Wednesday, October 28, 2009

meteors/goodreads book review: charles portis, the dog of the south

The Dog of the South The Dog of the South by Charles Portis


My rating: 4 of 5 stars
so far, my favourite portis. it felt like it was of the same tenor of true grit, which i also really enjoyed, and there are parallels: both protagonists are on a journey to retrieve things stolen from them, and travel with men who uphold the law as they see fit. it also reminded me of jim thompson very much. i really do see a relationship between portis' books and vonnegut's, and joseph heller too.. my understanding is he is a reclusive man but i do like to imagine what it would be like for the three of them to meet: surely it would be utterly boring or bizarre. this book is a lovely collection of non-sequiturs, and common-place odd habits. i was surprised that ski, the man that dr. symes warns may be tracking him never appeared, but only after i read the book through a second time. i am left wondering why it was that doctor insisted on leaving only with his mother's cane. i expected there to be something in it, but if there was, i suspect i'll never know. there are truths here but i don't think portis really has any answers for me, only a wild ride. a passage i enjoyed very much:

I explained that I was very far from being a college professor and that I had never read poems or fictional stories and knew nothing about them. But the doctor kept on with this and Melba brought me her stories. They were in airmail tablets, written in round script on both sides of the thin paper.

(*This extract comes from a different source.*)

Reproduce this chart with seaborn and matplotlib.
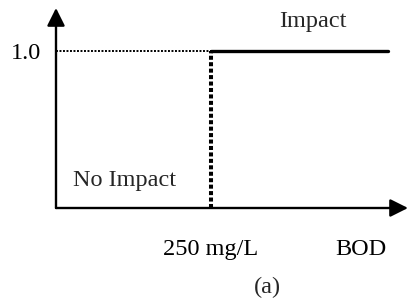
import matplotlib
matplotlib.use("Agg")
import matplotlib.pyplot as plt
import seaborn as sns
import pandas as pd

sns.set_theme(style="white")
plt.rcParams['font.family'] = ['Liberation Serif', 'DejaVu Serif']

# data
threshold = 250          # mg/L
x_end = 535
impact_level = 1.0
step_x = [threshold, x_end]
step_y = [impact_level, impact_level]
tick_x_vals = [threshold, 492]
tick_x_labels = ["250 mg/L", "BOD"]
tick_y_vals = [1.0]
tick_y_labels = ["1.0"]

FS = 17.5
W, H = 412, 305
fig = plt.figure(figsize=(W / 100, H / 100), dpi=100)
x0, y0, x1, y1 = 56, 208, 408, 8
ax = fig.add_axes([x0 / W, 1 - y0 / H, (x1 - x0) / W, (y0 - y1) / H])
ax.set_xlim(0, (x1 - x0) / 0.62)
ax.set_ylim(0, (y0 - y1) / 157)
for s in ax.spines.values():
    s.set_visible(False)
ax.patch.set_alpha(0)

# axes arrows
astyle = "-|>,head_length=0.9,head_width=0.45"
ax.annotate("", xy=(1, 0), xycoords="axes fraction", xytext=(0, 0),
            arrowprops=dict(arrowstyle=astyle, lw=1.7, color="black", shrinkA=0, shrinkB=0))
ax.annotate("", xy=(0, 1), xycoords="axes fraction", xytext=(0, 0),
            arrowprops=dict(arrowstyle=astyle, lw=1.7, color="black", shrinkA=0, shrinkB=0))

# step function
df = pd.DataFrame({"x": step_x, "y": step_y})
sns.lineplot(data=df, x="x", y="y", ax=ax, color="black", lw=2.4, estimator=None, sort=False)
ax.plot([0, threshold], [impact_level, impact_level], color="black", lw=1.4, linestyle=(0, (1, 0.8)))
ax.plot([threshold, threshold], [0, impact_level], color="black", lw=2.9, linestyle=(0, (1, 0.6)),
        solid_capstyle="butt", dash_capstyle="butt")
ax.plot([0, threshold], [0, 0], color="black", lw=1.9)

ax.set_xticks(tick_x_vals)
ax.set_xticklabels(tick_x_labels)
ax.set_yticks(tick_y_vals)
ax.set_yticklabels(tick_y_labels)
ax.tick_params(axis="x", length=0, pad=22.5, labelsize=FS, colors="black")
ax.tick_params(axis="y", length=0, pad=11, labelsize=FS, colors="black")
ax.set_xlabel("")
ax.set_ylabel("")

ax.text(414, 1.185, "Impact", ha="center", va="center", fontsize=FS)
ax.text(110, 0.178, "No Impact", ha="center", va="center", fontsize=FS)
fig.text(267 / W, 1 - 287 / H, "(a)", ha="center", va="center", fontsize=FS)

fig.savefig("out.png", dpi=100)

One was about a red-haired beauty from New Orleans who went to New York and got a job as a secretaryon the second floor of the Empire State Building. There were mysterious petty thefts in the office and the red-haired girl solved the mystery with her psychic powers. The thief turned out to be the boss himself, and the girl lost her job and went back to New Orleans where she got another job that she liked better, although it didn't pay as well.

Melba had broken the transition problem wide open by starting almost every paragraph with "Moreover". She freely used "the former" and "the latter" and every time I ran into one of them I had to backtrack to see whome she was talking about. She was also fond of "inasmuch" and "crestfallen".

I read another story, an unfinished shocker about a father-and-son rape team who prowled the Laundromats of New Orleans. The leading character was a widow, a mature red-haired woman with nice skin. She had visions of the particular alleys and parts where the rapes were to occur but the police detectives wouldn't listen to her. "Bunk!" they said. She called them "the local gendarmes" and they in turn called all the girls "tomatoes".

A pretty good story, I thought, and I told Melba I would like to see the psychic widow show up the detectives and get them all fired or at least reduced in rank.